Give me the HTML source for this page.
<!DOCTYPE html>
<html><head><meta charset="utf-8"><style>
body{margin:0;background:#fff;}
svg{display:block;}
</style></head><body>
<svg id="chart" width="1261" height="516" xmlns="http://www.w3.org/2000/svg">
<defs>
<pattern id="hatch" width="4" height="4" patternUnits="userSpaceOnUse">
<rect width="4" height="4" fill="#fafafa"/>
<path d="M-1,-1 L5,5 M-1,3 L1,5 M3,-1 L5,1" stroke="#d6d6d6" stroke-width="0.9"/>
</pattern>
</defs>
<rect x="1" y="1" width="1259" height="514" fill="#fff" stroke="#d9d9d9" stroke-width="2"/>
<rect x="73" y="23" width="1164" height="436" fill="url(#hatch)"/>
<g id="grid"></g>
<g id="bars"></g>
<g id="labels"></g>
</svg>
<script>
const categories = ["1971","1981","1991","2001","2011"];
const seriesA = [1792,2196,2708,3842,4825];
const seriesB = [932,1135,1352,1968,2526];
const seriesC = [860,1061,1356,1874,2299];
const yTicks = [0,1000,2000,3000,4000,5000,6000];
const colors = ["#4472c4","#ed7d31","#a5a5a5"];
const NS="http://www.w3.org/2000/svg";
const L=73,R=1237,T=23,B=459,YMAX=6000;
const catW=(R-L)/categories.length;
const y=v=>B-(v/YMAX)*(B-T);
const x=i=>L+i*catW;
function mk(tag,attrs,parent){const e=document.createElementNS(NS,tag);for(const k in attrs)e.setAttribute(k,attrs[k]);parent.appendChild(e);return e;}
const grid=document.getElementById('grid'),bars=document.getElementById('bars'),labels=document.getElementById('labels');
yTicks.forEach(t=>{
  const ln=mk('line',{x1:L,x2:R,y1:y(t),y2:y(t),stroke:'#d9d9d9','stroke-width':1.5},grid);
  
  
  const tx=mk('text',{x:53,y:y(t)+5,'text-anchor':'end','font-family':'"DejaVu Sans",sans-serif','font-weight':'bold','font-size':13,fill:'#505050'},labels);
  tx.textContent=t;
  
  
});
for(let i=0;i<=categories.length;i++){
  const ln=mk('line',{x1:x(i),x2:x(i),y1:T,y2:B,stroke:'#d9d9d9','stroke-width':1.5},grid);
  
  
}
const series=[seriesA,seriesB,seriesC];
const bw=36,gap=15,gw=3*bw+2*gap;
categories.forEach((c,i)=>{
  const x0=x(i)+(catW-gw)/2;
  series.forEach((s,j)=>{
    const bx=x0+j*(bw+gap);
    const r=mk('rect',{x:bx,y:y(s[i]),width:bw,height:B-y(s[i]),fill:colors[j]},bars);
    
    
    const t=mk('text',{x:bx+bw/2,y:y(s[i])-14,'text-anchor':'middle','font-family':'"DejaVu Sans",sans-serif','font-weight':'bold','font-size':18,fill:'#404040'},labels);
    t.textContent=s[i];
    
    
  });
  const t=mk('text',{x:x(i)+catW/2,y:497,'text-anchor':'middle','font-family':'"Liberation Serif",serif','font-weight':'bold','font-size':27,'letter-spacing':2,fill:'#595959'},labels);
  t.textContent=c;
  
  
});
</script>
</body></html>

* * *

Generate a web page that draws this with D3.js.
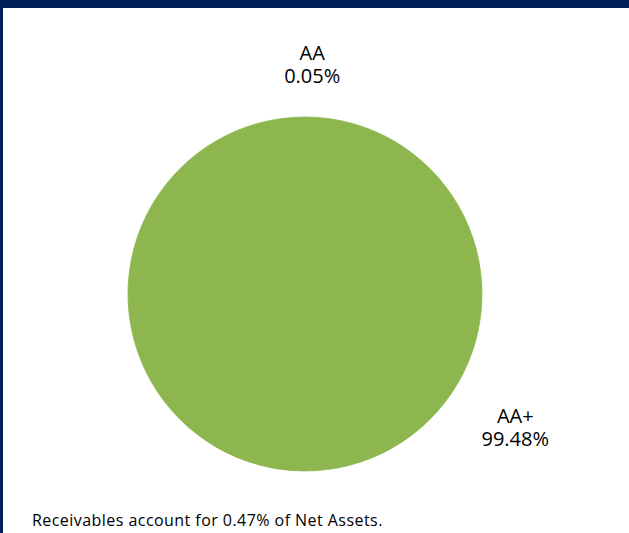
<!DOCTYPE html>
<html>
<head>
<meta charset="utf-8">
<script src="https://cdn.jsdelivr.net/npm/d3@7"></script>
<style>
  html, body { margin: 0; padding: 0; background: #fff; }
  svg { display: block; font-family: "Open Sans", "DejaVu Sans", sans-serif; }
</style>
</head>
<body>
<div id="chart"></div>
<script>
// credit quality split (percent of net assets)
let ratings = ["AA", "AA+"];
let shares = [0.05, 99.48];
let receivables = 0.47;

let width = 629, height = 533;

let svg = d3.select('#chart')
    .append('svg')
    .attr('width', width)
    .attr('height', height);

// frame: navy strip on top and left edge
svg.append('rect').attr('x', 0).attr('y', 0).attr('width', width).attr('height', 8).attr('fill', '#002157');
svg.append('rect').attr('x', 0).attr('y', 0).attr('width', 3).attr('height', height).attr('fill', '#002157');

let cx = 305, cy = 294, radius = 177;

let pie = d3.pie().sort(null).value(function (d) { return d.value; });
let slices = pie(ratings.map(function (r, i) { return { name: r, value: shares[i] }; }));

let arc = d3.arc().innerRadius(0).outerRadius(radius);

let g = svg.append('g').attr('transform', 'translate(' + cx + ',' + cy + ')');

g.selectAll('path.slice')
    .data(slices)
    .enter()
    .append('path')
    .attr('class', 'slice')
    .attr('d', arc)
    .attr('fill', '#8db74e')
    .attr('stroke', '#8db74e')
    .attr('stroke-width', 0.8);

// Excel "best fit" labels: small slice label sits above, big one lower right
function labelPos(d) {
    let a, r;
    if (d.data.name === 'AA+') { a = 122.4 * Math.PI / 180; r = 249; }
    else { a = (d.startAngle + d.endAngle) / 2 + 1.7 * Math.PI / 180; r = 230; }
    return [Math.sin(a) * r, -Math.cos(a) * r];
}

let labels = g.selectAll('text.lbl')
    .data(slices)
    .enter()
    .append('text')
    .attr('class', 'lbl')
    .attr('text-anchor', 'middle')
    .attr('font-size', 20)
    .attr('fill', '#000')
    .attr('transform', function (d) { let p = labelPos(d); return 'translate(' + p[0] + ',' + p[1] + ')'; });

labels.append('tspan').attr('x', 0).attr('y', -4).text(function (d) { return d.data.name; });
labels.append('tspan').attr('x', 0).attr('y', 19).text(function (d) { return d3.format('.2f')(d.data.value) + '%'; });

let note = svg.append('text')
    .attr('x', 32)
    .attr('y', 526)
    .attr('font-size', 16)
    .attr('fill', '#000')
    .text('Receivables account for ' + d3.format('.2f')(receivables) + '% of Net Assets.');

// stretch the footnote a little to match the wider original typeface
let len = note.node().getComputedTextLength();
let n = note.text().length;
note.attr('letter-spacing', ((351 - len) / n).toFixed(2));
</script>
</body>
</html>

==

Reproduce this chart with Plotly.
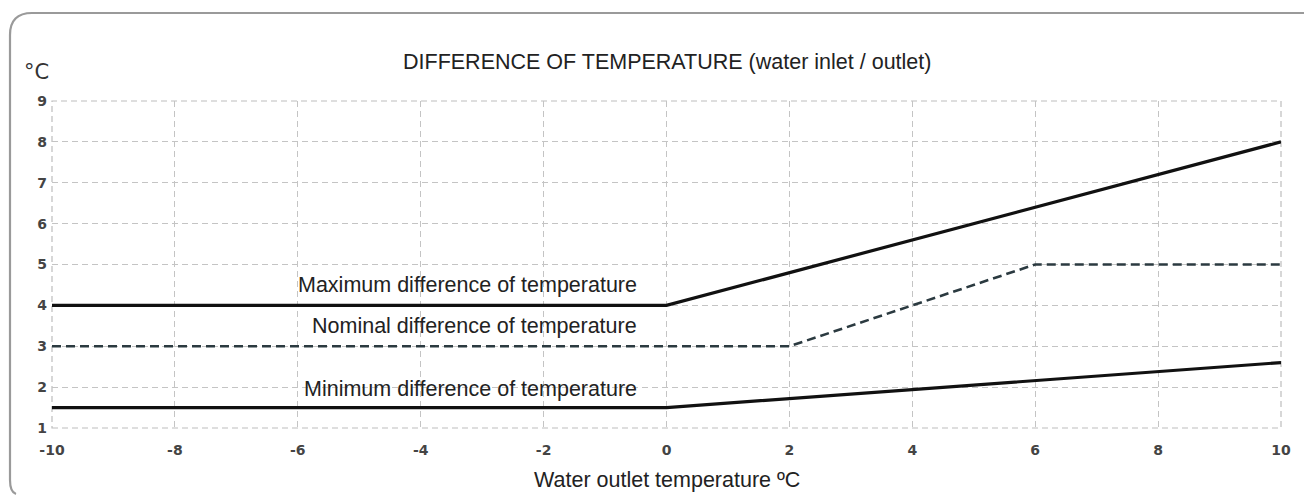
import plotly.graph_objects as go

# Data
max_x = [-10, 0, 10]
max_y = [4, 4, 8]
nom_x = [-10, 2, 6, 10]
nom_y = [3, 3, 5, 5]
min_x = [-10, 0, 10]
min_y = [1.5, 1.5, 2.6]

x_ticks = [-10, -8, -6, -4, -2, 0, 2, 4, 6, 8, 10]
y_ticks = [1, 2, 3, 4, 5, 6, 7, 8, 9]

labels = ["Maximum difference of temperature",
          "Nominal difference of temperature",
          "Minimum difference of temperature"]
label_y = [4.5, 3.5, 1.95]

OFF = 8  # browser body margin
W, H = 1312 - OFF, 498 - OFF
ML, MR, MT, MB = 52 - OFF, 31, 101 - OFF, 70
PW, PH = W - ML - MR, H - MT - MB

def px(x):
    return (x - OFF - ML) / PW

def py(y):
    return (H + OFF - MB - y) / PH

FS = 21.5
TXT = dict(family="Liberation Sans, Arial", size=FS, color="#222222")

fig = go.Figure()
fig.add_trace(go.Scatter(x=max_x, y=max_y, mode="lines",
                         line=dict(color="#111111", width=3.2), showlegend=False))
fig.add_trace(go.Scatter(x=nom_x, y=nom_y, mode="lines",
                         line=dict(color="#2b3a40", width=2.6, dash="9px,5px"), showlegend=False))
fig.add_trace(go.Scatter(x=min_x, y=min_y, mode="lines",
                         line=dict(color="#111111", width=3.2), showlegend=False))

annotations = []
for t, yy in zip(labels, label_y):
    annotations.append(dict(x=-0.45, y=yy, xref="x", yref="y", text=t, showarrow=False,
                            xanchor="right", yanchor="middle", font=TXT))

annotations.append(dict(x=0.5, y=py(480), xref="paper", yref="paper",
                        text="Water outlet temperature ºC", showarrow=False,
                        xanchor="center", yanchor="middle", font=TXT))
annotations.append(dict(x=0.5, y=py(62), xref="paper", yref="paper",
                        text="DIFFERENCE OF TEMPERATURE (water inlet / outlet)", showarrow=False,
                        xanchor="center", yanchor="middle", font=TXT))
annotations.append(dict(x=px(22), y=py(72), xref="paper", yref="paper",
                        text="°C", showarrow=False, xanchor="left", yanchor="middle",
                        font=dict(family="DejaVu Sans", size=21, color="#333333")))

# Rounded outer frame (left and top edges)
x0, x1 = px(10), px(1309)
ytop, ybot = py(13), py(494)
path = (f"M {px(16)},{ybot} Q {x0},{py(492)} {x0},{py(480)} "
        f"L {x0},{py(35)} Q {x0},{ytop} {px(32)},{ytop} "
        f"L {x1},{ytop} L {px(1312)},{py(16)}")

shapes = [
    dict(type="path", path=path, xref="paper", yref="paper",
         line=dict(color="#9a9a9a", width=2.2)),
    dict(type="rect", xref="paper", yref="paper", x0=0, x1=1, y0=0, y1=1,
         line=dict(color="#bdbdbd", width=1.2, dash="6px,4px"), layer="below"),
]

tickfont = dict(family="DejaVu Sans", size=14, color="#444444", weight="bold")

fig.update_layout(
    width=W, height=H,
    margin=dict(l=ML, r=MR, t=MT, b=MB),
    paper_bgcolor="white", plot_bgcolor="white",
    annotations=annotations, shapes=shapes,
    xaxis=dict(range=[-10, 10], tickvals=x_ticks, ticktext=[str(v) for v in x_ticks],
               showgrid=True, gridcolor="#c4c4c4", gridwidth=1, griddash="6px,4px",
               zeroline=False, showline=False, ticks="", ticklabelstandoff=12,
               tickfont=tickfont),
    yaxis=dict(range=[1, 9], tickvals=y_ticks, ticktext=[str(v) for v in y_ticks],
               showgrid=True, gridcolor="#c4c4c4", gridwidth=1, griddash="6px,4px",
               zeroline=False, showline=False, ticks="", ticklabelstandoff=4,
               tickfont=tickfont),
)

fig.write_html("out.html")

* [WHAT THE EXERCISE ASKS] Both the line with "Generate a web" and the line with "p = labelPos(d);" belong in the copy, along with every line between them; set them down exactly and skip the pictures.

* [FULL OUTPUT]
Generate a web page that draws this with D3.js.
<!DOCTYPE html>
<html>
<head>
<meta charset="utf-8">
<script src="https://cdn.jsdelivr.net/npm/d3@7"></script>
<style>
  html, body { margin: 0; padding: 0; background: #fff; }
  svg { display: block; font-family: "Open Sans", "DejaVu Sans", sans-serif; }
</style>
</head>
<body>
<div id="chart"></div>
<script>
// credit quality split (percent of net assets)
let ratings = ["AA", "AA+"];
let shares = [0.05, 99.48];
let receivables = 0.47;

let width = 629, height = 533;

let svg = d3.select('#chart')
    .append('svg')
    .attr('width', width)
    .attr('height', height);

// frame: navy strip on top and left edge
svg.append('rect').attr('x', 0).attr('y', 0).attr('width', width).attr('height', 8).attr('fill', '#002157');
svg.append('rect').attr('x', 0).attr('y', 0).attr('width', 3).attr('height', height).attr('fill', '#002157');

let cx = 305, cy = 294, radius = 177;

let pie = d3.pie().sort(null).value(function (d) { return d.value; });
let slices = pie(ratings.map(function (r, i) { return { name: r, value: shares[i] }; }));

let arc = d3.arc().innerRadius(0).outerRadius(radius);

let g = svg.append('g').attr('transform', 'translate(' + cx + ',' + cy + ')');

g.selectAll('path.slice')
    .data(slices)
    .enter()
    .append('path')
    .attr('class', 'slice')
    .attr('d', arc)
    .attr('fill', '#8db74e')
    .attr('stroke', '#8db74e')
    .attr('stroke-width', 0.8);

// Excel "best fit" labels: small slice label sits above, big one lower right
function labelPos(d) {
    let a, r;
    if (d.data.name === 'AA+') { a = 122.4 * Math.PI / 180; r = 249; }
    else { a = (d.startAngle + d.endAngle) / 2 + 1.7 * Math.PI / 180; r = 230; }
    return [Math.sin(a) * r, -Math.cos(a) * r];
}

let labels = g.selectAll('text.lbl')
    .data(slices)
    .enter()
    .append('text')
    .attr('class', 'lbl')
    .attr('text-anchor', 'middle')
    .attr('font-size', 20)
    .attr('fill', '#000')
    .attr('transform', function (d) { let p = labelPos(d); return 'translate(' + p[0] + ',' + p[1] + ')'; });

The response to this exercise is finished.